This is the problem with the term “People of Color.” I’m not sure when it emerged, but last year, when I started seeing the term “BIPOC” for Black, Indigenous and People of Color, I realized it had gone too far. The lumping together of all minorities (the term I prefer and will use in this article because that is what we are: minority populations the systems in this country were never designed for) into one category has to stop. There is not a white experience and then a “People of Color” experience; every ethnicity experiences this country much differently.

It’s a fact that every non-white person in America is discriminated against, but let’s not act like all “People of Color” are a united group who protect one another and rally up against the oppressive white people. Trayvon Martin’s killer, George Zimmerman, identifies as Hispanic on his voter registration forms. A Hmong-American former police officer defended and was complicit with Derek Chauvin’s actions, while Chauvin knelt on George Floyd’s neck until he died. Fifteen-year-old Latasha Harlins was shot and killed by a Korean American. Anti-Blackness exists in every culture.

Think of the times in your life when you’ve heard a Black joke or a racist comment. I guarantee it wasn’t only a white person saying it. Asian communities have a history of appropriating Black culture — in Japan, I saw Japanese men with dreadlocks and Jordans — but they also have a history of anti-Blackness. In Asian-owned beauty supply stores, which supply all Black beauty products, I and other Black customers are often followed around while we shop. Dominicans, despite being on the same island as Haiti separated only by an imaginary border, refuse any connection to Blackness. When I was in high school, Mexican and Arabic boys said the n-word because they thought their brown skin gave them a pass.

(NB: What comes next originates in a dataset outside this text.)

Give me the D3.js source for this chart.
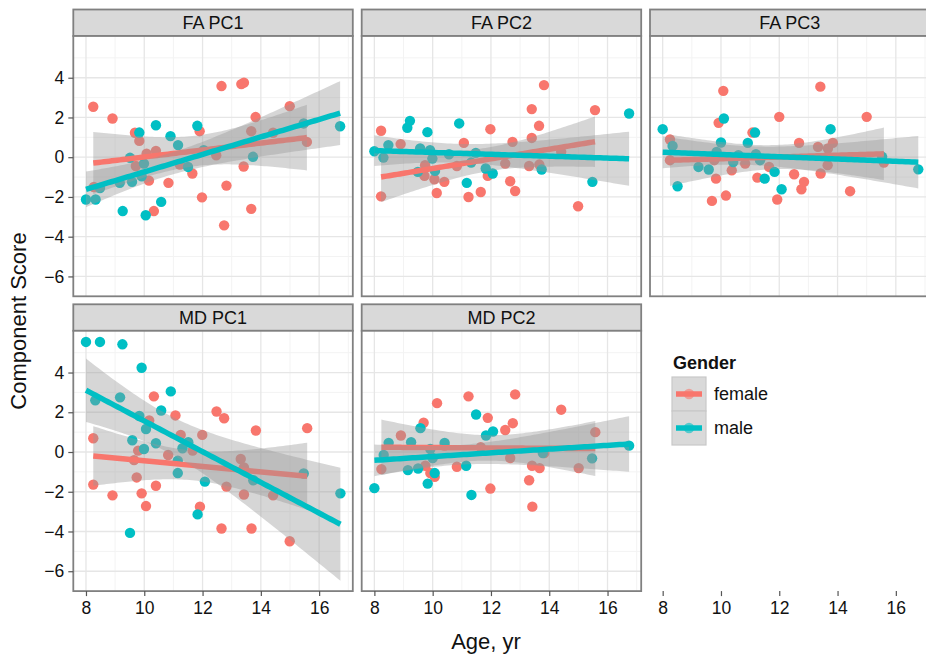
<!DOCTYPE html>
<html>
<head>
<meta charset="utf-8">
<script src="https://cdn.jsdelivr.net/npm/d3@7.9.0/dist/d3.min.js"></script>
<style>
  body { margin: 0; background: #fff; }
  svg { display: block; font-family: "Liberation Sans", Arial, Helvetica, sans-serif; }
</style>
</head>
<body>
<div id="chart"></div>
<script>
// points: [age, score]
const faPC1Female = [[8.25,2.54],[8.27,-1.5],[8.91,1.95],[9.68,1.23],[9.71,-0.44],[9.83,0.82],[10.08,0.18],[10.16,-1.18],[10.33,-2.71],[10.40,0.32],[10.83,-1.29],[11.22,-0.37],[11.65,-0.82],[11.90,1.31],[11.98,-2.02],[12.47,0.10],[12.65,3.58],[12.74,-3.43],[12.82,-1.43],[13.33,3.68],[13.42,3.75],[13.41,-0.47],[13.67,1.31],[13.67,-2.6],[13.82,2.02],[14.42,1.23],[14.99,2.57],[15.58,0.77]];
const faPC1Male = [[8.0,-2.13],[8.33,-2.13],[8.48,-1.55],[9.16,-1.29],[9.26,-2.71],[9.51,-0.03],[9.58,-1.24],[9.83,1.24],[9.91,-0.96],[9.99,-0.32],[10.05,-2.92],[10.40,1.61],[10.58,-2.25],[10.90,1.06],[11.16,0.61],[11.50,-0.49],[11.82,1.58],[12.04,0.35],[13.73,0.02],[15.47,1.70],[16.72,1.56]];

const faPC2Female = [[8.23,1.33],[8.23,-1.97],[8.90,0.66],[9.74,-0.40],[9.72,-0.94],[10.06,-1.11],[10.14,-1.80],[10.40,-1.24],[10.83,-0.44],[11.07,0.72],[11.23,-2.0],[11.65,-1.75],[11.89,-0.94],[11.98,1.41],[12.49,-0.32],[12.66,-1.21],[12.74,0.77],[12.83,-1.70],[13.31,-0.44],[13.40,2.42],[13.40,0.97],[13.65,1.58],[13.66,-0.37],[13.82,3.63],[14.41,0.27],[14.99,-2.47],[15.57,2.37]];
const faPC2Male = [[8.0,0.30],[8.31,-0.02],[8.48,0.61],[9.13,1.48],[9.22,1.83],[9.49,-0.74],[9.57,0.44],[9.82,1.26],[9.91,0.35],[9.99,-0.07],[10.08,-0.69],[10.56,0.15],[10.91,1.70],[11.17,-1.29],[11.32,-0.27],[11.48,0.22],[11.82,-0.57],[12.06,-0.82],[13.74,-0.62],[15.48,-1.24],[16.74,2.20]];

const faPC3Female = [[8.25,0.89],[8.25,-0.15],[9.69,-2.20],[9.77,-0.15],[9.83,-1.08],[9.92,1.73],[10.08,3.34],[10.17,-1.93],[10.37,-0.66],[10.83,-0.32],[11.08,1.24],[11.25,-1.03],[11.65,-0.49],[11.93,-2.13],[12.0,2.03],[12.51,-0.86],[12.68,0.72],[12.76,-1.61],[12.85,-1.24],[13.33,0.52],[13.41,3.55],[13.42,-0.82],[13.66,-0.40],[13.67,0.44],[13.84,0.72],[14.43,-1.71],[15.0,2.03],[15.59,-0.27]];
const faPC3Male = [[8.0,1.41],[8.34,0.57],[8.51,-1.46],[9.23,-0.49],[9.58,-0.62],[9.85,0.27],[10.0,0.74],[10.10,1.95],[10.42,-0.24],[10.60,0.10],[10.92,0.72],[11.17,1.24],[11.20,0.15],[11.34,-0.15],[11.5,-1.08],[11.84,-0.74],[12.08,-1.61],[13.76,1.41],[15.53,0.02],[16.77,-0.61]];

const mdPC1Female = [[8.25,0.69],[8.25,-1.64],[8.91,-2.18],[9.65,-0.41],[9.74,-1.28],[9.79,0.07],[9.91,-2.08],[10.06,-2.72],[10.17,1.59],[10.33,2.80],[10.40,-1.70],[10.82,-0.15],[11.07,1.84],[11.25,0.86],[11.66,0.07],[11.91,-2.75],[11.99,0.86],[12.48,2.04],[12.65,-3.85],[12.74,1.70],[12.82,-1.74],[13.31,-0.35],[13.42,-0.78],[13.42,-2.14],[13.68,-3.85],[13.83,1.08],[14.42,-2.18],[14.99,-4.49],[15.59,1.20]];
const mdPC1Male = [[8.0,5.54],[8.48,5.54],[9.25,5.42],[8.32,2.60],[9.17,2.75],[9.59,0.59],[9.83,1.81],[9.91,4.24],[9.99,0.15],[10.06,1.16],[9.51,-4.07],[10.40,0.44],[10.58,2.09],[10.91,3.05],[11.15,-0.44],[11.15,-1.06],[11.31,0.19],[11.51,0.49],[12.08,-1.49],[11.83,-3.14],[13.74,-1.42],[15.47,-1.08],[16.73,-2.08]];

const mdPC2Female = [[8.24,-0.86],[8.91,0.83],[9.69,1.47],[9.75,-0.69],[9.92,-1.06],[10.07,-1.25],[10.15,2.46],[10.41,0.32],[10.83,-0.74],[11.23,2.80],[11.65,0.24],[11.89,1.72],[11.98,-1.84],[12.49,1.11],[12.66,-0.30],[12.75,1.45],[12.83,2.90],[13.31,-1.42],[13.41,-0.69],[13.42,-2.75],[13.67,-0.81],[13.83,-0.05],[14.41,2.13],[15.01,-0.81],[15.58,1.0]];
const mdPC2Male = [[8.0,-1.82],[8.32,-0.15],[8.49,0.46],[9.15,-0.91],[9.26,0.49],[9.50,-0.83],[9.58,1.20],[9.83,-1.59],[9.92,0.15],[10.0,-0.30],[10.07,-1.06],[10.41,0.46],[11.15,-0.69],[11.33,-2.16],[11.49,1.89],[11.83,0.83],[12.07,1.03],[13.78,-0.05],[15.47,-0.32],[16.74,0.32]];

const panelNames = ['FA PC1', 'FA PC2', 'FA PC3', 'MD PC1', 'MD PC2'];
const panelData = [
  [faPC1Female, faPC1Male],
  [faPC2Female, faPC2Male],
  [faPC3Female, faPC3Male],
  [mdPC1Female, mdPC1Male],
  [mdPC2Female, mdPC2Male],
];
const genders = ['female', 'male'];
const genderColors = ['#F8766D', '#00BFC4'];
const xTicks = [8, 10, 12, 14, 16];
const xMinor = [9, 11, 13, 15, 17];
const yTicks = [-6, -4, -2, 0, 2, 4];
const yMinor = [-5, -3, -1, 1, 3, 5];

const width = 926, height = 659;
const colX = [73.3, 361.7, 650];
const stripTop = [9.5, 304.3];
const stripH = 26.5;
const panelW = 279.5, panelH = 260.3;

const x = d3.scaleLinear().domain([7.565, 17.155]).range([0, panelW]);
const y = d3.scaleLinear().domain([-7.0, 6.1]).range([panelH, 0]);

// t quantile (0.975) approximation for the confidence band
function tq(df) {
  const z = 1.959964;
  const g1 = (z ** 3 + z) / 4;
  const g2 = (5 * z ** 5 + 16 * z ** 3 + 3 * z) / 96;
  const g3 = (3 * z ** 7 + 19 * z ** 5 + 17 * z ** 3 - 15 * z) / 384;
  return z + g1 / df + g2 / df ** 2 + g3 / df ** 3;
}

function fitLm(pts) {
  const n = pts.length;
  const mx = d3.mean(pts, d => d[0]);
  const my = d3.mean(pts, d => d[1]);
  const sxx = d3.sum(pts, d => (d[0] - mx) ** 2);
  const sxy = d3.sum(pts, d => (d[0] - mx) * (d[1] - my));
  const b = sxy / sxx;
  const a = my - b * mx;
  const sse = d3.sum(pts, d => (d[1] - a - b * d[0]) ** 2);
  const s = Math.sqrt(sse / (n - 2));
  const t = tq(n - 2);
  const [x0, x1] = d3.extent(pts, d => d[0]);
  return d3.range(81).map(i => {
    const xv = x0 + (x1 - x0) * i / 80;
    const fit = a + b * xv;
    const se = s * Math.sqrt(1 / n + (xv - mx) ** 2 / sxx);
    return { x: xv, fit, lo: fit - t * se, hi: fit + t * se };
  });
}

const svg = d3.select('#chart').append('svg').attr('width', width).attr('height', height);

panelNames.forEach((name, i) => {
  const col = i % 3, row = Math.floor(i / 3);
  const px = colX[col], sy = stripTop[row], py = sy + stripH;

  // strip
  svg.append('rect').attr('x', px).attr('y', sy).attr('width', panelW).attr('height', stripH)
    .attr('fill', '#D9D9D9').attr('stroke', '#808080').attr('stroke-width', 1.8);
  svg.append('text').attr('x', px + panelW / 2).attr('y', sy + stripH / 2 + 6.5)
    .attr('text-anchor', 'middle').attr('font-size', 18).attr('fill', '#111').text(name);

  const g = svg.append('g').attr('transform', `translate(${px},${py})`);
  g.append('rect').attr('width', panelW).attr('height', panelH).attr('fill', '#fff');

  const clipId = 'clip' + i;
  g.append('clipPath').attr('id', clipId).append('rect').attr('width', panelW).attr('height', panelH);
  const inner = g.append('g').attr('clip-path', `url(#${clipId})`);

  inner.selectAll('.ymin').data(yMinor).join('line')
    .attr('x1', 0).attr('x2', panelW).attr('y1', d => y(d)).attr('y2', d => y(d))
    .attr('stroke', '#F3F3F3').attr('stroke-width', 1);
  inner.selectAll('.xmin').data(xMinor).join('line')
    .attr('y1', 0).attr('y2', panelH).attr('x1', d => x(d)).attr('x2', d => x(d))
    .attr('stroke', '#F3F3F3').attr('stroke-width', 1);
  inner.selectAll('.ymaj').data(yTicks).join('line')
    .attr('x1', 0).attr('x2', panelW).attr('y1', d => y(d)).attr('y2', d => y(d))
    .attr('stroke', '#E6E6E6').attr('stroke-width', 1.3);
  inner.selectAll('.xmaj').data(xTicks).join('line')
    .attr('y1', 0).attr('y2', panelH).attr('x1', d => x(d)).attr('x2', d => x(d))
    .attr('stroke', '#E6E6E6').attr('stroke-width', 1.3);

  const groups = panelData[i];
  groups.forEach((pts, k) => {
    inner.append('g').selectAll('circle').data(pts).join('circle')
      .attr('cx', d => x(d[0])).attr('cy', d => y(d[1])).attr('r', 5.2)
      .attr('fill', genderColors[k]);
  });
  groups.forEach((pts, k) => {
    const band = fitLm(pts);
    inner.append('path').datum(band)
      .attr('d', d3.area().x(d => x(d.x)).y0(d => y(d.lo)).y1(d => y(d.hi)))
      .attr('fill', '#999999').attr('fill-opacity', 0.4);
    inner.append('path').datum(band)
      .attr('d', d3.line().x(d => x(d.x)).y(d => y(d.fit)))
      .attr('fill', 'none').attr('stroke', genderColors[k]).attr('stroke-width', 5.5);
  });

  g.append('rect').attr('width', panelW).attr('height', panelH)
    .attr('fill', 'none').attr('stroke', '#808080').attr('stroke-width', 1.8);

  if (col === 0) {
    const ya = g.append('g').call(d3.axisLeft(y).tickValues(yTicks).tickSize(5).tickPadding(4));
    ya.select('.domain').remove();
    ya.selectAll('line').attr('stroke', '#555').attr('stroke-width', 1.2);
    ya.selectAll('text').attr('font-size', 17.5).attr('fill', '#111')
      .attr('font-family', '"Liberation Sans", Arial, sans-serif');
  }
});

// bottom x axes for each column
colX.forEach(cx => {
  const xa = svg.append('g').attr('transform', `translate(${cx},${stripTop[1] + stripH + panelH})`)
    .call(d3.axisBottom(x).tickValues(xTicks).tickSize(5).tickPadding(5));
  xa.select('.domain').remove();
  xa.selectAll('line').attr('stroke', '#555').attr('stroke-width', 1.2);
  xa.selectAll('text').attr('font-size', 17.5).attr('fill', '#111')
    .attr('font-family', '"Liberation Sans", Arial, sans-serif');
});

// axis titles
svg.append('text').attr('x', 486).attr('y', 649)
  .attr('text-anchor', 'middle').attr('font-size', 22).attr('fill', '#111').text('Age, yr');
svg.append('text').attr('transform', 'translate(26,321) rotate(-90)')
  .attr('text-anchor', 'middle').attr('font-size', 22).attr('fill', '#111').text('Component Score');

// legend
const lg = svg.append('g').attr('transform', 'translate(672,369)');
lg.append('text').attr('x', 1).attr('y', 0).attr('font-size', 18).attr('font-weight', 'bold')
  .attr('fill', '#111').text('Gender');
genders.forEach((gname, k) => {
  const ky = 8 + k * 34;
  lg.append('rect').attr('x', 0).attr('y', ky).attr('width', 34).attr('height', 34)
    .attr('fill', '#D9D9D9').attr('stroke', '#C8C8C8').attr('stroke-width', 1.2);
  lg.append('line').attr('x1', 4).attr('x2', 30).attr('y1', ky + 17).attr('y2', ky + 17)
    .attr('stroke', genderColors[k]).attr('stroke-width', 5.5);
  lg.append('circle').attr('cx', 17).attr('cy', ky + 17).attr('r', 5.2)
    .attr('fill', genderColors[k]).attr('fill-opacity', 0.6);
  lg.append('text').attr('x', 42).attr('y', ky + 17).attr('dy', '0.35em')
    .attr('font-size', 18).attr('fill', '#111').text(gname);
});
</script>
</body>
</html>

Think of your own family, if you are a minority. Did your parents ever make a comment about what would happen if you brought home a Black boyfriend or girlfriend? What were their thoughts during OJ’s trial? The Black Lives Matter Movement? It was nice to see people from all different backgrounds come together last summer at BLM protests, but that was the first time I’ve seen such diverse support. More often than not, communities stand up for their own issues — and that’s it. Just because we’re not white doesn’t mean we all stand up for each other and believe the same things. We are not one group.

Additionally, the term “People of Color” is often used when what is really meant is Black people. “The way the police treat people of color in this country,” “the mass incarceration of people of color,” “the racism in medicine towards people of color because of the lack of POC doctors.” The reality is that Black Americans are 3.23 times more likely to be killed by police than white Americans. Black men account for 34% of the male prison population, compared to 29% of white men and 24% of Hispanic men. Black women are three times more likely to die from pregnancy-related complications than white women, while Hispanic and Asian women have a lower maternal death rate than white women. The majority of doctors in America are white, but the second-largest majority are Asian, while Black doctors account for only 5%. These are not “People of Color” issues — they are uniquely Black issues.

Yes, it is harder for all minorities to get hired over white people; yes, we are all discriminated against when applying for houses; yes, it is harder for all to build generational wealth. But Black people are almost always the most affected.

This is not the oppression Olympics. I’m not competing to prove Black people are the most oppressed, and I’m not saying that other minorities are not. But the term “People of Color” erases Black people and the struggles that are uniquely ours. When you are talking about issues that only affect us, the least you could do is just say that.

“People of Color” may seem like a progressive, inclusive term, but to me, it’s just an easy way to avoid thinking about all the different minorities in this country; there are white people, then all the colored people — whoops, I mean “People of Color.”